The students only decorated the bottom seven or eight feet, the branches they could easily reach. No one bothered to look for a ladder.
“I simply couldn’t reconcile the decision to leave while the work was still incomplete with how my parents had taught me to think about assignments,” Sasse writes. “I couldn’t conceptualize growing up without the compulsion, first external compulsion, but over time, the more important internal and self-directed kind of compulsion, to attempt and to finish hard things, even when I didn’t want to.”
I wish he’d countered some of his criticisms of millennials with more acknowledgment of their strengths.
Millennials volunteer their time in higher percentages than previous generations, are on track to become the most educated generation in American history and are the most open-minded demographic when it comes to LGBTQ rights and interracial marriage, according to Pew Research Center statistics.
Still, Sasse taps into a sense of unease that a lot of us feel about our kids (and ourselves) as we watch devices suck up increasing amounts of time and energy and our world spiral into a sort of distracted directionlessness.
He doesn’t pretend to offer a silver bullet, but he offers clear steps for nudging our kids out of their comfort zones and toward curiosity and that elusive compulsion.
He extols the virtue of challenging, laborious work, at home and outside the home.
“If you have done any real work, you begin to see a broad range of work differently,” he writes. “And if you’ve been reflective about your and other people’s work, you start to ask questions about where goods and services come from. … As hard work is baked into your bones, you begin to feel great gratitude for the other workers who built the stuff and plotted the distribution system that got these toasters and sneakers and books to this place. On the other hand, if you’ve never worked, you are more likely blind to the fundamental distinction between production and consumption.”
He encourages lots of travel, and not just the comfortable kind.
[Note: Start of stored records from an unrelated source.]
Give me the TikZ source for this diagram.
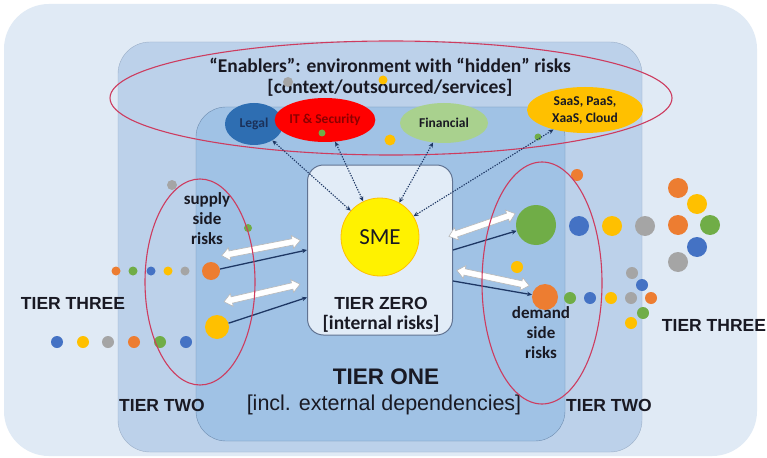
\documentclass[tikz,border=0pt]{standalone}
\usepackage{fontspec}
\setmainfont{Carlito}
\newfontfamily\arialf{Liberation Sans}
\usetikzlibrary{shapes.geometric,arrows.meta,calc}
\definecolor{outerc}{RGB}{224,234,245}
\definecolor{twoc}{RGB}{188,209,234}
\definecolor{onec}{RGB}{160,194,229}
\definecolor{zeroc}{RGB}{226,236,247}
\definecolor{edgec}{RGB}{110,140,175}
\definecolor{redl}{RGB}{205,60,95}
\definecolor{navy}{RGB}{30,55,100}
\definecolor{dorange}{RGB}{237,125,49}
\definecolor{dgreen}{RGB}{112,173,71}
\definecolor{dblue}{RGB}{68,114,196}
\definecolor{dyellow}{RGB}{255,192,0}
\definecolor{dgray}{RGB}{165,165,165}
\definecolor{legalc}{RGB}{46,110,178}
\definecolor{finc}{RGB}{169,209,142}
\definecolor{txt}{RGB}{25,25,35}
\tikzset{
  bubble/.style={ellipse,inner sep=0pt,font=\bfseries\fontsize{13.5}{17}\selectfont,align=center},
  riskring/.style={draw=redl,line width=1.1pt},
  dotarrow/.style={dash pattern=on 1.3pt off 1.3pt,navy,line width=1.1pt,{Stealth[length=5pt,width=4.5pt]}-{Stealth[length=5pt,width=4.5pt]}},
  solidarrow/.style={navy,line width=1.3pt},
  tierlbl/.style={font=\arialf\bfseries\fontsize{17.5}{18}\selectfont,text=txt},
  risklbl/.style={font=\bfseries\fontsize{17}{20}\selectfont,text=txt,align=center},
  pics/dblarr/.style={code={
    \path[draw=gray!55,fill=white,line width=0.6pt]
      (-#1/2,0) -- (-#1/2+8,-6.5) -- (-#1/2+8,-3.2) -- (#1/2-8,-3.2) -- (#1/2-8,-6.5)
      -- (#1/2,0) -- (#1/2-8,6.5) -- (#1/2-8,3.2) -- (-#1/2+8,3.2) -- (-#1/2+8,6.5) -- cycle;}}
}
\begin{document}
\begin{tikzpicture}[x=1pt,y=-1pt]
\useasboundingbox (0,0) rectangle (767,457);
\fill[white] (0,0) rectangle (767,457);
% tiers
\fill[outerc,rounded corners=45pt] (4,4) rectangle (757,456);
\draw[edgec!70,fill=twoc,rounded corners=32pt] (118,42) rectangle (642,452);
\draw[edgec,fill=onec,rounded corners=30pt] (196,107) rectangle (565,441);
\node[draw=navy!70,line width=1pt,fill=zeroc,rounded corners=16pt,minimum width=145pt,minimum height=170pt,inner sep=0pt] (tz) at (380,250) {};
% texts of tiers
\node[font=\bfseries\fontsize{19.5}{20}\selectfont,text=txt] (enab) at (390,65) {“Enablers”: environment with “hidden” risks};
\node[font=\bfseries\fontsize{19.5}{20}\selectfont,text=txt] (enab2) at (390,88) {[context/outsourced/services]};
\node[tierlbl] (t3l) at (73,303) {TIER THREE};
\node[tierlbl] (t3r) at (714,325) {TIER THREE};
\node[tierlbl] (t2l) at (162,405) {TIER TWO};
\node[tierlbl] (t2r) at (609,405) {TIER TWO};
\node[font=\arialf\bfseries\fontsize{22.5}{24}\selectfont,text=txt] (t1) at (386,377) {TIER ONE};
\node[font=\arialf\fontsize{21.5}{23}\selectfont,text=txt] (t1b) at (384,405) {[incl. external dependencies]};
\node[font=\arialf\bfseries\fontsize{17.5}{18}\selectfont,text=txt] (t0) at (381,303) {TIER ZERO};
\node[font=\bfseries\fontsize{19.5}{20}\selectfont,text=txt] (t0b) at (381,324) {[internal risks]};
% SME
\node[circle,fill=yellow,draw=dyellow,line width=0.8pt,minimum size=78pt,inner sep=0pt,font=\fontsize{23}{25}\selectfont,text=txt] (sme) at (380,237) {SME};
% enabler bubbles
\node[bubble,fill=legalc,text=navy!90!black,minimum width=58pt,minimum height=42pt] (legal) at (254,124) {Legal};
\node[bubble,fill=red,text=red!55!black,minimum width=96pt,minimum height=44pt] (itsec) at (325,120) {IT \& Security};
\node[bubble,fill=finc,text=txt,minimum width=88pt,minimum height=40pt] (fin) at (444,123) {Financial};
\node[bubble,fill=dyellow,text=txt,minimum width=116pt,minimum height=46pt] (saas) at (585,110) {SaaS, PaaS,\\XaaS, Cloud};
% small dots top
\fill[dgray] (288,82) circle[radius=5pt];
\fill[dyellow] (383,80) circle[radius=4.5pt];
\fill[dgreen] (322,133) circle[radius=3.5pt];
\fill[dyellow] (390,140) circle[radius=5.5pt];
\fill[dgreen] (538,137) circle[radius=3.5pt];
% top ring
\draw[riskring] (391,98) ellipse[x radius=281pt,y radius=57pt];
% dotted arrows
\draw[dotarrow] (legal) -- (sme);
\draw[dotarrow] (itsec) -- (sme);
\draw[dotarrow] (fin) -- (sme);
\draw[dotarrow] (saas) -- (sme);
% supply side
\node[risklbl] (sup) at (207,219) {supply\\side\\risks};
\fill[dgray] (172,185) circle[radius=5pt];
\fill[dgreen] (248,228) circle[radius=4pt];
\node[circle,fill=dorange,minimum size=18pt,inner sep=0pt] (so) at (211,271) {};
\node[circle,fill=dyellow,minimum size=24pt,inner sep=0pt] (sy) at (217,327) {};
\foreach \x/\c in {116/dorange,133/dgreen,151/dblue,168/dyellow,185/dgray}
  \fill[\c] (\x,271) circle[radius=4.5pt];
\foreach \x/\c in {57/dblue,83/dyellow,108/dgray,134/dorange,160/dgreen,186/dblue}
  \fill[\c] (\x,342) circle[radius=6pt];
\draw[solidarrow,-{Stealth[length=5pt,width=4.5pt]}] (so) -- (tz.west);
\draw[solidarrow,-{Stealth[length=5pt,width=4.5pt]}] (sy) -- (tz.213);
\pic[rotate=11] (da1) at (261,248) {dblarr=80};
\pic[rotate=13] (da2) at (262,293) {dblarr=78};
\draw[riskring] (200,282) ellipse[x radius=55pt,y radius=103pt];
% demand side
\node[risklbl] (dem) at (541,333) {demand\\side\\risks};
\node[circle,fill=dgreen,minimum size=40pt,inner sep=0pt] (dg) at (536,225) {};
\node[circle,fill=dorange,minimum size=26pt,inner sep=0pt] (do) at (545,297) {};
\fill[dorange] (577,175) circle[radius=6pt];
\fill[dyellow] (517,267) circle[radius=6pt];
\foreach \x/\c in {579/dblue,612/dyellow,645/dgray}
  \fill[\c] (\x,226) circle[radius=10pt];
\foreach \x/\y/\c in {678/188/dorange,697/204/dyellow,678/225/dorange,710/225/dgreen,697/247/dblue,678/262/dgray}
  \fill[\c] (\x,\y) circle[radius=10pt];
\foreach \x/\y/\c in {570/298/dgreen,590/298/dblue,611/298/dyellow,631/298/dgray,651/298/dorange,632/273/dgray,642/285/dblue,643/313/dgreen,631/323/dyellow}
  \fill[\c] (\x,\y) circle[radius=6pt];
\draw[solidarrow,-{Stealth[length=5pt,width=4.5pt]}] (tz.east) -- (dg);
\draw[solidarrow,-{Stealth[length=5pt,width=4.5pt]}] (tz.-23) -- (do);
\pic[rotate=19] (da3) at (482,225) {dblarr=70};
\pic[rotate=-12] (da4) at (493,278) {dblarr=74};
\draw[riskring] (542,283) ellipse[x radius=60pt,y radius=121pt];
\end{tikzpicture}
\end{document}
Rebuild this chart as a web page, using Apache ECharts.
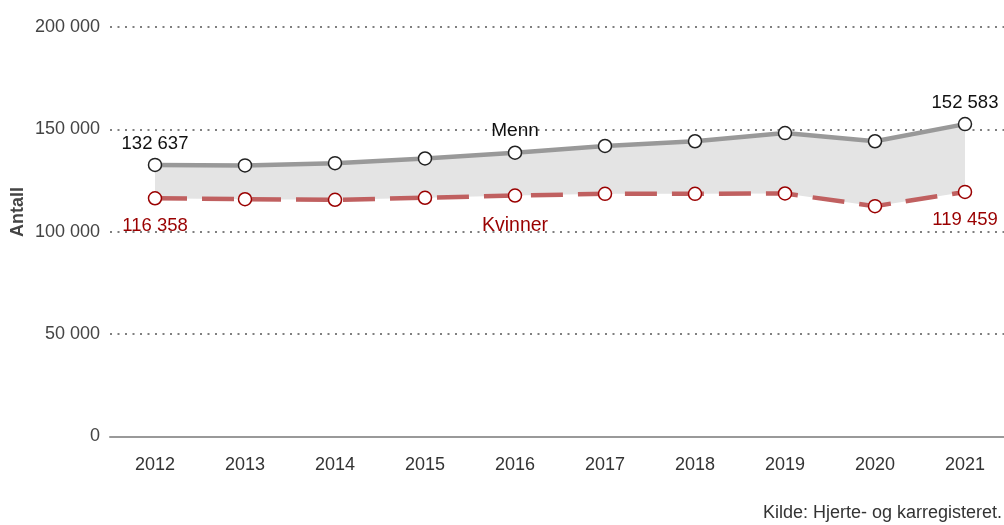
<!DOCTYPE html>
<html>
<head>
<meta charset="utf-8">
<script src="https://cdn.jsdelivr.net/npm/echarts@6/dist/echarts.min.js"></script>
<style>
  html, body { margin: 0; padding: 0; background: #fff; }
  #main { width: 1004px; height: 525px; }
</style>
</head>
<body>
<div id="main"></div>
<script>
const years = ['2012', '2013', '2014', '2015', '2016', '2017', '2018', '2019', '2020', '2021'];
const menn = [132637, 132400, 133500, 135800, 138600, 141900, 144200, 148200, 144200, 152583];
const kvinner = [116358, 115900, 115600, 116600, 117700, 118500, 118500, 118700, 112500, 119459];
const yTicks = [0, 50000, 100000, 150000, 200000];

const fmt = v => String(v).replace(/\B(?=(\d{3})+(?!\d))/g, ' ');
const font = 'Liberation Sans, Arial, sans-serif';
const last = years.length - 1;

// gap between the two lines, stacked on top of Kvinner for the gray band
const gap = menn.map((v, i) => v - kvinner[i]);

const mennData = menn.map((v, i) => {
  if (i === 0 || i === last) {
    return { value: v, label: { show: true, position: 'top', distance: 4, formatter: p => fmt(p.value), color: '#111', fontSize: 18.5 } };
  }
  if (i === 4) {
    return { value: v, label: { show: true, position: 'top', distance: 5, formatter: 'Menn', color: '#111', fontSize: 19 } };
  }
  return v;
});

const kvinnerData = kvinner.map((v, i) => {
  if (i === 0 || i === last) {
    return { value: v, label: { show: true, position: 'bottom', distance: 11, formatter: p => fmt(p.value), color: '#9a0000', fontSize: 18.5 } };
  }
  if (i === 4) {
    return { value: v, label: { show: true, position: 'bottom', distance: 12.5, formatter: 'Kvinner', color: '#9a0000', fontSize: 19.5 } };
  }
  return v;
});

var myChart = echarts.init(document.getElementById('main'));
myChart.setOption({
  animation: false,
  textStyle: { fontFamily: font },
  grid: { left: 110, width: 900, top: 27, bottom: 88.5, outerBoundsMode: 'none' },
  xAxis: {
    type: 'category',
    data: years,
    boundaryGap: true,
    axisLine: { lineStyle: { color: '#999', width: 2 } },
    axisTick: { alignWithLabel: true, length: 6, lineStyle: { color: '#666' } },
    axisLabel: { color: '#333', fontSize: 18, margin: 20 }
  },
  yAxis: {
    type: 'value',
    min: 0,
    max: 200000,
    interval: 50000,
    axisLine: { show: false },
    axisTick: { show: false },
    axisLabel: { color: '#444', fontSize: 18, margin: 10, formatter: v => yTicks.includes(v) ? fmt(v) : '' },
    splitLine: { lineStyle: { color: '#555', type: [2, 5.5], width: 1.5 } }
  },
  series: [
    {
      name: 'base',
      type: 'line',
      stack: 'band',
      data: kvinner,
      symbol: 'none',
      lineStyle: { opacity: 0 },
      silent: true
    },
    {
      name: 'band',
      type: 'line',
      stack: 'band',
      data: gap,
      symbol: 'none',
      lineStyle: { opacity: 0 },
      areaStyle: { color: '#e4e4e4', opacity: 1 },
      silent: true
    },
    {
      name: 'Kvinner',
      type: 'line',
      data: kvinnerData,
      symbol: 'circle',
      symbolSize: 13,
      itemStyle: { color: '#fff', borderColor: '#9a0000', borderWidth: 1.5 },
      lineStyle: { color: '#c06060', width: 4.5, type: [32, 15] },
      z: 3
    },
    {
      name: 'Menn',
      type: 'line',
      data: mennData,
      symbol: 'circle',
      symbolSize: 13,
      itemStyle: { color: '#fff', borderColor: '#222', borderWidth: 1.5 },
      lineStyle: { color: '#999', width: 4.5 },
      z: 4
    }
  ],
  graphic: [
    {
      type: 'text',
      x: 18,
      y: 212,
      rotation: Math.PI / 2,
      style: { text: 'Antall', fill: '#444', fontSize: 18, fontWeight: 'bold', fontFamily: font, align: 'center', verticalAlign: 'middle' }
    },
    {
      type: 'text',
      right: 2,
      bottom: 3,
      style: { text: 'Kilde: Hjerte- og karregisteret.', fill: '#333', fontSize: 18, fontFamily: font }
    }
  ]
});
</script>
</body>
</html>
“Tourism not travel is the default mode of travel in our culture of cheap amusements,” he writes. “My guess is that for most of us, our kids show up on day one of any trip we take as a family having done little more than show up.”
Let them travel alone, he urges. Look for trips that introduce kids to different cultures and experiences. Make them pack light.
“Travel compels the reconsideration of the world free of many social conventions,” he writes.
And in my favorite chapter of all, Sasse urges us to give our kids lots and lots of books.
“The truly free have always required literacy,” he writes. “There is a reason why teaching slaves to read has historically been illegal across slave-holding cultures. And there are thus reasons why America’s descent toward functional illiteracy as the digital age flowers should frighten us.”
He pushes Shakespeare, Greek philosophers, religious texts, George Orwell, Willa Cather, you name it.
“Indeed,” he writes, “in an age where we now have the ability to choose our own news, and firmly confine ourselves to echo chambers filled only with those who already think like we do, cultivating anew a national knowledge base of the shared is all the more urgent.”
Fantastic advice in a book chock-full of it. I hope he encourages his colleagues in Congress to give it a read.